Editorials, Opinion

Gov. needs to fund mental health

When West Virginia University revealed it had found a public suicide threat, it responded immediately by reminding the letter’s writer and all students that they could seek mental health help at the Carruth Center.

Students scoffed online. The reactions were similar to this past May, when a WVU student died after falling off a parking garage in Sunnyside. Back then, Jacob Pocius, a senior at the time, told The Dominion Post: “Every time something like this happens, they tweet out that number for the Carruth Center and tell us they are here for us, when they’re really not.”

Several students talked about outrageous wait times for appointments — if they were able to get one at all — but some had no choice but to wait. The Carruth Center is free for students, and they couldn’t afford to seek services at a private practice.

It’s with this in mind that we address WVU’s Student Government Association’s request to Gov. Jim Justice for CARES funds to support student mental health. Last Sunday, we featured an essay by SGA members Azeem Khan and Olivia Dowler. In it, they described the association’s attempt to engage the governor in conversation, but had been repeatedly ignored. Their request was simple: The Mountaineer Resilience Project needs financial support for “efforts to expand telehealth services [and] expand the presence of in-person counseling.”

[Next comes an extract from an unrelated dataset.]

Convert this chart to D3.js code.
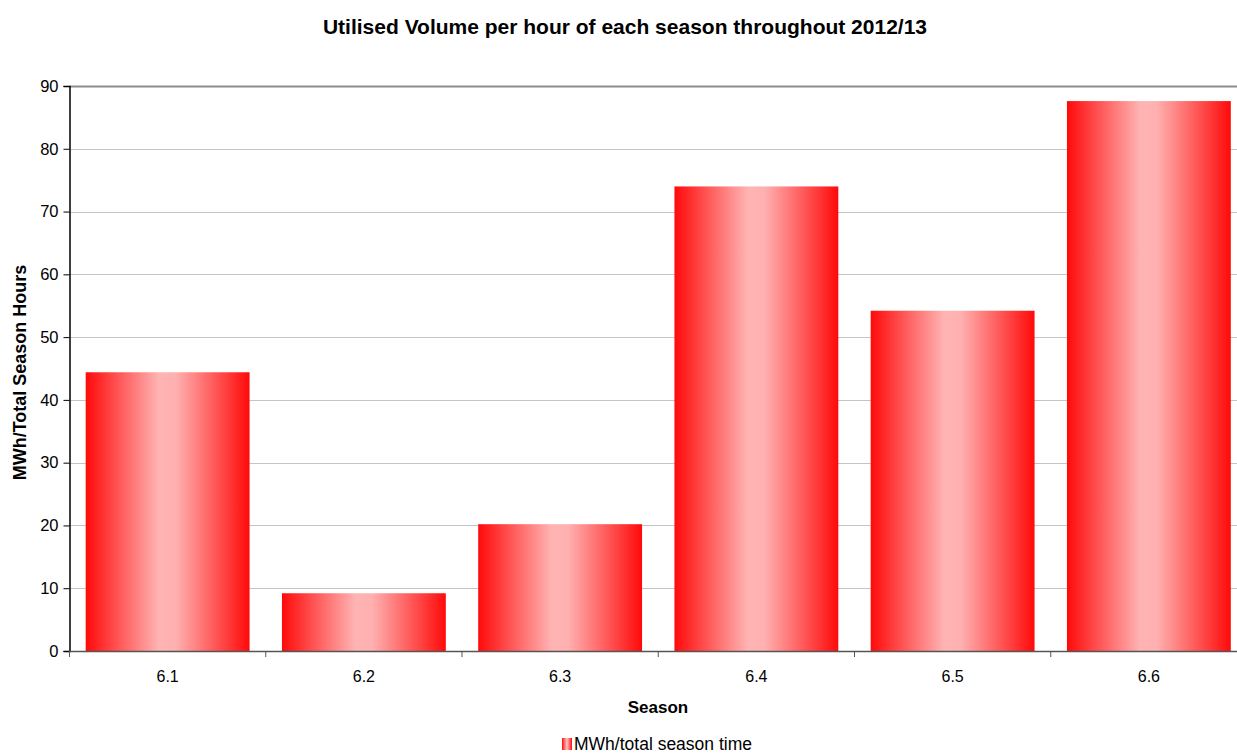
<!DOCTYPE html>
<html>
<head>
<meta charset="utf-8">
<script src="https://cdn.jsdelivr.net/npm/d3@7"></script>
<style>
  html, body { margin: 0; padding: 0; background: #fff; }
  svg { display: block; font-family: "Liberation Sans", Arial, sans-serif; }
</style>
</head>
<body>
<svg id="chart" width="1237" height="755"></svg>
<script>
// Season categories and utilised volume per hour (MWh / total season hours)
const seasons = ["6.1", "6.2", "6.3", "6.4", "6.5", "6.6"];
const volumePerHour = [44.4, 9.2, 20.2, 74.0, 54.2, 87.6];
const yTicks = [0, 10, 20, 30, 40, 50, 60, 70, 80, 90];

const titleText = "Utilised Volume per hour of each season throughout 2012/13";
const xLabel = "Season";
const yLabel = "MWh/Total Season Hours";
const legendLabel = "MWh/total season time";

const svg = d3.select("#chart");
const margin = { left: 69.5, right: 1247, top: 86, bottom: 651 };

const x = d3.scaleBand()
  .domain(seasons)
  .range([margin.left, margin.right])
  .paddingInner(0.165)
  .paddingOuter(0.0825);

const y = d3.scaleLinear()
  .domain([0, 90])
  .range([margin.bottom, margin.top]);

// Horizontal bar shading: saturated red edges, pale pink centre
const defs = svg.append("defs");
const grad = defs.append("linearGradient")
  .attr("id", "barShade")
  .attr("x1", "0%").attr("x2", "100%").attr("y1", "0%").attr("y2", "0%");
[[0, "#ff0a0a"], [0.45, "#ffb4b4"], [0.55, "#ffb0b0"], [1, "#ff0a0a"]].forEach(([o, c]) => {
  grad.append("stop").attr("offset", o).attr("stop-color", c);
});

// Gridlines
svg.append("g")
  .selectAll("line")
  .data(yTicks.filter(d => d > 0))
  .join("line")
  .attr("x1", margin.left).attr("x2", margin.right)
  .attr("y1", d => Math.round(y(d)) + 0.5).attr("y2", d => Math.round(y(d)) + 0.5)
  .attr("stroke", d => d === 90 ? "#8c8c8c" : "#c4c4c4")
  .attr("stroke-width", d => d === 90 ? 2 : 1);

// Bars
svg.append("g")
  .selectAll("rect")
  .data(seasons.map((s, i) => ({ s, v: volumePerHour[i] })))
  .join("rect")
  .attr("x", d => x(d.s))
  .attr("width", x.bandwidth())
  .attr("y", d => y(d.v))
  .attr("height", d => y(0) - y(d.v))
  .attr("fill", "url(#barShade)");

// Y axis
const yAxis = svg.append("g")
  .attr("transform", `translate(${margin.left},0)`)
  .call(d3.axisLeft(y).tickValues(yTicks).tickSize(6).tickPadding(5).tickFormat(d3.format("d")));
yAxis.select(".domain").attr("stroke", "#000").attr("stroke-width", 1.5);
yAxis.selectAll(".tick line").attr("stroke", "#000");
yAxis.selectAll("text").attr("font-size", 16.5).attr("fill", "#000")
  .attr("font-family", "'Liberation Sans', Arial, sans-serif");

// X axis with ticks at category boundaries
const xAxisG = svg.append("g").attr("transform", `translate(0,${margin.bottom})`);
xAxisG.append("line")
  .attr("x1", margin.left).attr("x2", margin.right)
  .attr("y1", 0.5).attr("y2", 0.5)
  .attr("stroke", "#555").attr("stroke-width", 1.5);
const step = x.step();
const boundaries = d3.range(seasons.length + 1).map(i => margin.left + i * step);
xAxisG.selectAll("line.tk")
  .data(boundaries)
  .join("line")
  .attr("class", "tk")
  .attr("x1", d => d).attr("x2", d => d)
  .attr("y1", 0).attr("y2", 6)
  .attr("stroke", "#555");
xAxisG.selectAll("text")
  .data(seasons)
  .join("text")
  .attr("x", d => x(d) + x.bandwidth() / 2)
  .attr("y", 31)
  .attr("text-anchor", "middle")
  .attr("font-size", 16)
  .text(d => d);

// Title and axis labels
svg.append("text")
  .attr("x", 625).attr("y", 34)
  .attr("text-anchor", "middle")
  .attr("font-size", 21).attr("font-weight", "bold")
  .text(titleText);

svg.append("text")
  .attr("x", 658).attr("y", 713)
  .attr("text-anchor", "middle")
  .attr("font-size", 17).attr("font-weight", "bold")
  .text(xLabel);

svg.append("text")
  .attr("transform", `translate(26,${(margin.top + margin.bottom) / 2 + 4}) rotate(-90)`)
  .attr("text-anchor", "middle")
  .attr("font-size", 18).attr("font-weight", "bold")
  .text(yLabel);

// Legend
const legend = svg.append("g").attr("transform", "translate(562,738)");
legend.append("rect")
  .attr("x", 0).attr("y", 0).attr("width", 10).attr("height", 12)
  .attr("fill", "url(#barShade)");
legend.append("text")
  .attr("x", 12).attr("y", 12)
  .attr("font-size", 17.5)
  .text(legendLabel);
</script>
</body>
</html>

As The Dominion Post reported Tuesday, Marshall is facing a similar crisis: The counseling center there has seen a dramatic increase in demand for services, but there aren’t enough staff and funding to meet the students’ needs.

Meanwhile, Justice still has $127 million in CARES Act funds that must be spent by the end of the month.

Mental health sounds like a good thing to spend it on. Especially since the COVID-19 pandemic has caused or exacerbated many mental health problems.

If Justice won’t dedicate funds to college counseling centers, he should put the funds toward nonprofit mental health services that can serve students and community members equally.

Unfortunately, many health services in general tend to be exclusive: They either cater to the students and not the community, or they cater to the community and aren’t easily reached by students (because of location or price).

There are some mental health services in Morgantown that offer free care, but many of those are geared specifically towards individuals with alcohol or substance abuse problems. What Morgantown needs is a place that can help people who are overwhelmed by life, who struggle with anxiety or depression but not necessarily substance abuse and who can’t afford to go to a private practice, with or without insurance. Such a place could help both WVU students who can’t or won’t go to the Carruth Center and members of the community.

Whether the solution is to fund a new nonprofit or funnel money into university counseling centers, at the very least, Justice should start by listening to advocates who know what’s needed.